The actual core cards
We grouped the core set into three buckets.
Capture
These cards ask whether the model can cleanly turn a note into a more useful artifact.
| Card | Why it belongs |
|---|---|
memo-auto-title | Tiny, useful, easy to judge |
memo-type-detection | Useful routing signal |
transcript-cleanup-presets | Real post-capture transformation |
private-redaction-pass | High-value and safety-sensitive |
Action
These cards ask whether the model can move from note content to the next usable step.
| Card | Why it belongs |
|---|---|
action-item-extraction | Very close to what people actually want |
reminder-normalization | Good ambiguity-handling test |
calendar-intent-detection | Common assistant task, but with looser acceptable shapes |
follow-up-question-generator | Tests whether the model asks instead of inventing |
Context
These cards ask whether the model can retrieve or compress the right surrounding context.
| Card | Why it belongs |
|---|---|
similar-memo-recall | Concrete memory retrieval task |
context-packet-builder | Good proxy for useful compression |
That gives us ten cards that are practical, legible, and reasonably narrow.
What we explicitly moved out
This was just as important as what we kept.
The easiest way to ruin a benchmark is to let every interesting task into the core set.
So we moved out things like:
- project clustering
- daily brief generation
- contradiction drift detection
- model routing
- writing style memory
- checklist dependency logic
- local agent loop behavior
- voice OS command layer behavior
Some of those are still valuable.
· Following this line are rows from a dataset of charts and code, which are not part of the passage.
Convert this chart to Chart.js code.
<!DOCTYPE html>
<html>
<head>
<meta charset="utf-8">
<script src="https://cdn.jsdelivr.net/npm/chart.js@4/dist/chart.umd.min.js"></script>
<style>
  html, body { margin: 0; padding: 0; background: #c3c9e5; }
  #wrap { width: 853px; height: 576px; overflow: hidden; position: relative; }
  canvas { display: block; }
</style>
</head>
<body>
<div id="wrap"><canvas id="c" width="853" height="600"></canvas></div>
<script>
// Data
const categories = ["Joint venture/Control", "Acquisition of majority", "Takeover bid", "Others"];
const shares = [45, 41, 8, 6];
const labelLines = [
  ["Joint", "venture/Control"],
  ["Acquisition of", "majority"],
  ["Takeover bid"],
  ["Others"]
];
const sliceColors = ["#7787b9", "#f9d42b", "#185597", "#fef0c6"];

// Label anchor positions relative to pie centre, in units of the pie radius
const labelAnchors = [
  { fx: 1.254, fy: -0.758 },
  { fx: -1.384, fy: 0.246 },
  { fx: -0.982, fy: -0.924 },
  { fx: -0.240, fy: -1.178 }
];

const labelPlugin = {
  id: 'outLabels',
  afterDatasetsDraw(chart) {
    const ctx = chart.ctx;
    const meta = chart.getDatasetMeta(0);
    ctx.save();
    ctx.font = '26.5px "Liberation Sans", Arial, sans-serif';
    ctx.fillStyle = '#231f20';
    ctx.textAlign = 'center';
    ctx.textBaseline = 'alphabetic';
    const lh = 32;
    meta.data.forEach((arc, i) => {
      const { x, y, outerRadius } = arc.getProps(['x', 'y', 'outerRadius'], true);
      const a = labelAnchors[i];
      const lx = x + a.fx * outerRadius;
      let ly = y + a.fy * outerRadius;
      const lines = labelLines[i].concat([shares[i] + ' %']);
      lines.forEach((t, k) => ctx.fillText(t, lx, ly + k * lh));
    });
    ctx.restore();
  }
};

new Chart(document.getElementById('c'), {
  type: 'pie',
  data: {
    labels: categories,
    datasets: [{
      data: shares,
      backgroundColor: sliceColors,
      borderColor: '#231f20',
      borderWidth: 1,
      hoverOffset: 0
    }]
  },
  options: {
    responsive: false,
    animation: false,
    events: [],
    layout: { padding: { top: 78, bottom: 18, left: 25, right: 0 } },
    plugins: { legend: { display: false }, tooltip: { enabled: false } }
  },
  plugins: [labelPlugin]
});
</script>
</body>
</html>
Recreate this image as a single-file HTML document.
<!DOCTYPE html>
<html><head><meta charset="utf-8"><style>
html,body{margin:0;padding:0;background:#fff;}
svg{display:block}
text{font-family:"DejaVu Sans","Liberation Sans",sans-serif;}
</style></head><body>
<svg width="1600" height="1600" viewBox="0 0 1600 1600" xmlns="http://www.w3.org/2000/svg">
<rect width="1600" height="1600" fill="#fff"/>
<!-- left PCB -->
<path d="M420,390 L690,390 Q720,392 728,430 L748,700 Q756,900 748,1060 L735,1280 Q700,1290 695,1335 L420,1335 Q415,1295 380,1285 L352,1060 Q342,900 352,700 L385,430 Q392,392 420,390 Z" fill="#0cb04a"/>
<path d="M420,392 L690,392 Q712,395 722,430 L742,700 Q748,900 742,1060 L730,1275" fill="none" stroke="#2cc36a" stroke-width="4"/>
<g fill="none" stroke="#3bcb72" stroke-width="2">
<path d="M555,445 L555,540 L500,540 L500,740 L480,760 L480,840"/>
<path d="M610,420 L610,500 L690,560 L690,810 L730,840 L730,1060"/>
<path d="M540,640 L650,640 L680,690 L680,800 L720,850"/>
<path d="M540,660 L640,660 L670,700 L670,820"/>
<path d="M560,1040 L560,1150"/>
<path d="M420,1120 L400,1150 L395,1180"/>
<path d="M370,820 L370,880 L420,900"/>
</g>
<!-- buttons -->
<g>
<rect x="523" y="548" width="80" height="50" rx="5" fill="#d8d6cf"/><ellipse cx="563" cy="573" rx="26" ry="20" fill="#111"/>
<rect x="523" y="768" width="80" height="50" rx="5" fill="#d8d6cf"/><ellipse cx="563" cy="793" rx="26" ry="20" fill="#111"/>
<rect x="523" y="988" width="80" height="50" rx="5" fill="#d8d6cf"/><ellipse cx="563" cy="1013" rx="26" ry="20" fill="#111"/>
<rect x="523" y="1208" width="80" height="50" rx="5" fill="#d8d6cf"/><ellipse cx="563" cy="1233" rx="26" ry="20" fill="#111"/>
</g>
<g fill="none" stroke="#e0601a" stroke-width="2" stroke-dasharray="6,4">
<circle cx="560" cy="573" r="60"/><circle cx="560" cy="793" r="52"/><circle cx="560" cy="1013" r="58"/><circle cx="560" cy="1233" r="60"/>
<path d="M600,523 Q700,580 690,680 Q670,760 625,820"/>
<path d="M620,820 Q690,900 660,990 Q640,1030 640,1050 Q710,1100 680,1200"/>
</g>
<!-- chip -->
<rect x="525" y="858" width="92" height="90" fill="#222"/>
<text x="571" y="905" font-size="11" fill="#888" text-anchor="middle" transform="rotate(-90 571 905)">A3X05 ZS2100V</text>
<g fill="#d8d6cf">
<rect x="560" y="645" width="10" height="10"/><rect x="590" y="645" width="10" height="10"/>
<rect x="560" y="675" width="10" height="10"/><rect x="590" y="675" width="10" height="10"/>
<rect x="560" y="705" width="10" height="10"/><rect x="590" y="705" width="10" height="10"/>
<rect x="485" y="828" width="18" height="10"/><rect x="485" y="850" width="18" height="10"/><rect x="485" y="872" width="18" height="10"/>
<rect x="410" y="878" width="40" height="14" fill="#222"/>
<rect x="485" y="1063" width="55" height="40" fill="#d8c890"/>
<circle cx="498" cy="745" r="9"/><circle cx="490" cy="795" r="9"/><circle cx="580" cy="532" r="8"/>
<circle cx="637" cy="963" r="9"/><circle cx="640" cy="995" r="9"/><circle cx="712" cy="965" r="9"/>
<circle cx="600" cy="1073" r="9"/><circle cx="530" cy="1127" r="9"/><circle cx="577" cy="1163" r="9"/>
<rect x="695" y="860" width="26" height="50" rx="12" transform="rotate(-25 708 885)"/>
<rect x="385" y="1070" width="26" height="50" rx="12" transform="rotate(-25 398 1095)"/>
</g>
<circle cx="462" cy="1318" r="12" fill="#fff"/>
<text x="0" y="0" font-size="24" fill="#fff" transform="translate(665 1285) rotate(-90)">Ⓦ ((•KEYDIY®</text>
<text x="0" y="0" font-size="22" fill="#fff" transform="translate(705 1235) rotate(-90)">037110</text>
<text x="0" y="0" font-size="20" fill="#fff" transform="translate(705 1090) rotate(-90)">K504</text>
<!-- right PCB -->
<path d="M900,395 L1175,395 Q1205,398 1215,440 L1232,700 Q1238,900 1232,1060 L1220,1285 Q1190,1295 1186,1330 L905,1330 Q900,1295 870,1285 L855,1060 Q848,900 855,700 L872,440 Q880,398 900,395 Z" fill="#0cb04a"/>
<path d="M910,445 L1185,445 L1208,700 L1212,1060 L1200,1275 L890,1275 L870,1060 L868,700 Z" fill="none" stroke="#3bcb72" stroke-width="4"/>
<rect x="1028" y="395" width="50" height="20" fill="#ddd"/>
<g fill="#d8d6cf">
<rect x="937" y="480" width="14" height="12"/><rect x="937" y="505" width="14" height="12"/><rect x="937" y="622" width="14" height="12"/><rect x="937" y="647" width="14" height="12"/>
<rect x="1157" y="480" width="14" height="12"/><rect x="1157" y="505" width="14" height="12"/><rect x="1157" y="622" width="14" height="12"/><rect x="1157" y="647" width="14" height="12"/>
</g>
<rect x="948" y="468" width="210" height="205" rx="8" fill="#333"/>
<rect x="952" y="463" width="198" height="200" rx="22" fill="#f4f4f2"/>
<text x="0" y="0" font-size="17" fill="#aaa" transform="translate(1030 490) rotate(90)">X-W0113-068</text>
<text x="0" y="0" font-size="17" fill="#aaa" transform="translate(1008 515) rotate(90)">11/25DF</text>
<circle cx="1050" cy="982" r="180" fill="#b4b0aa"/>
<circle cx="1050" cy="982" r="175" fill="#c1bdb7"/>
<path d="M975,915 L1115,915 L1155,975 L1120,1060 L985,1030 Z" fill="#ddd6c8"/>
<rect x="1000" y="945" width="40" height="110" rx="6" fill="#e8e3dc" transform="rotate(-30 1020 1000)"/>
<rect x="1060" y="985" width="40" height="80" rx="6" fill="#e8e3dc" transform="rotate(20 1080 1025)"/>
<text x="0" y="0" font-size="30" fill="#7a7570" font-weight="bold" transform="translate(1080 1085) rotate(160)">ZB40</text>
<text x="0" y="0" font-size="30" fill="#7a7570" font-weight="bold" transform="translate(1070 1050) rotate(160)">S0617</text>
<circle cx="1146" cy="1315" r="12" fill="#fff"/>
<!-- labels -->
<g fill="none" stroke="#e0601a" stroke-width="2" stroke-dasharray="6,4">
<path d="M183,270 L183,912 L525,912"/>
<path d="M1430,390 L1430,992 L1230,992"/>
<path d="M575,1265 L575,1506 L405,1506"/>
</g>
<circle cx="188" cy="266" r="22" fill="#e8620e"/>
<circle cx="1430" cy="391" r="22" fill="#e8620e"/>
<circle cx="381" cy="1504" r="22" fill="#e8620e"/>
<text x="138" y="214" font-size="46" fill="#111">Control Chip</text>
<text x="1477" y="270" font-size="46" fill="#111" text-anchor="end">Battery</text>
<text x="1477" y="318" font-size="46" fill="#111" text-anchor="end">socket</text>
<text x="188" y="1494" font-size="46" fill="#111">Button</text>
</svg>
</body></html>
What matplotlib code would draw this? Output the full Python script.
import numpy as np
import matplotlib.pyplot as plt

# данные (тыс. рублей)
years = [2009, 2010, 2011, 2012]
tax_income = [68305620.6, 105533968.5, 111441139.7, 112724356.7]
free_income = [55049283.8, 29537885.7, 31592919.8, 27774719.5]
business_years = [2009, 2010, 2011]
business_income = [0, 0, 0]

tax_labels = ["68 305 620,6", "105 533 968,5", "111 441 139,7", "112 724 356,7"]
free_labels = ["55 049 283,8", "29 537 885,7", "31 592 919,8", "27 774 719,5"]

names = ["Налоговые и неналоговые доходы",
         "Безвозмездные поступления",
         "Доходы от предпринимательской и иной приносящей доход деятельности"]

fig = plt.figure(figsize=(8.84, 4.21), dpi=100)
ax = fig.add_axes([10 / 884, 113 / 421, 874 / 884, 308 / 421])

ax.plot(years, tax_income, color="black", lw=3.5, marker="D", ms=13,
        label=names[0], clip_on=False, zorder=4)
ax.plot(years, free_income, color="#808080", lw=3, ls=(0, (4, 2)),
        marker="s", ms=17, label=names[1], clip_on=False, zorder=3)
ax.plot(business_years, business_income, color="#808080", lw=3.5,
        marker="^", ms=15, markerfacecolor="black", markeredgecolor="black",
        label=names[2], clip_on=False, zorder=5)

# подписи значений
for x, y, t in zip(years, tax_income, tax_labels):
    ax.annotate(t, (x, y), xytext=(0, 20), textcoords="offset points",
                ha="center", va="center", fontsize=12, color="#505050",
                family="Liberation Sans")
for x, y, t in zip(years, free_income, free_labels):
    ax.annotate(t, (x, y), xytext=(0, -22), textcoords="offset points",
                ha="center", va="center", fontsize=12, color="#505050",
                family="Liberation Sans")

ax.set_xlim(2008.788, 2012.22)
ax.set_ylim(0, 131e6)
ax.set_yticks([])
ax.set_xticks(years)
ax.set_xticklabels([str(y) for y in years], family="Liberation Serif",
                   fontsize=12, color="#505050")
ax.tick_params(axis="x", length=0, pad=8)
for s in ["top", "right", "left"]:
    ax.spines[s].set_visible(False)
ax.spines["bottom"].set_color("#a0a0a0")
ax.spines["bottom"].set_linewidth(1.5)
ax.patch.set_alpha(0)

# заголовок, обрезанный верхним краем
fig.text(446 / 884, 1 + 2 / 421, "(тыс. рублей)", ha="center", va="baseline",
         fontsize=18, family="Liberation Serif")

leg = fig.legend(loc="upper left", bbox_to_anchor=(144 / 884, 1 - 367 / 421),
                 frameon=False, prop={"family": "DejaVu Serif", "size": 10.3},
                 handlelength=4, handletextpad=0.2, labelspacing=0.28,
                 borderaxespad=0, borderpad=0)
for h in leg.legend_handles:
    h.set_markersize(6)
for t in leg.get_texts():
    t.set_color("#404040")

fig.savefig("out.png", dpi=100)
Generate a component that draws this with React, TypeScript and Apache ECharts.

Some may come back in a future stretch suite. But they are not part of the benchmark we use to answer the simple question:
does this model seem natively capable of our small workflow tasks?
The scoring model
This is the piece that made the new benchmark feel sane again.
Instead of forcing every card into one pass/fail bucket, V2 scores three separate dimensions.
1. Task score
Did the model do the actual job?
Examples:
- the title is specific and not generic
- the redaction removes the sensitive information
- the right action item was extracted
- the retrieved memo is actually relevant
2. Usability score
Could the product use this output with light normalization?
Examples:
- the model used
matchesinstead oftop_matches - it returned a top-level list instead of a wrapped object
- it used a different but still safe date packet
- it represented ranking or rationale differently but still usefully
3. Contract score
Did it match our exact preferred schema?
Examples:
- preferred field names
- preferred object nesting
- preferred packet wrapper
- preferred canonical representation
This is still useful. It just does not get to dominate the whole result.
That distinction gives us much more truthful interpretations.
A model can now be:
- high task
- high usability
- medium contract
and that tells us something practical:
the model is probably good enough, but the product integration layer still needs normalization work.
That is a much better insight than a flat “fail.”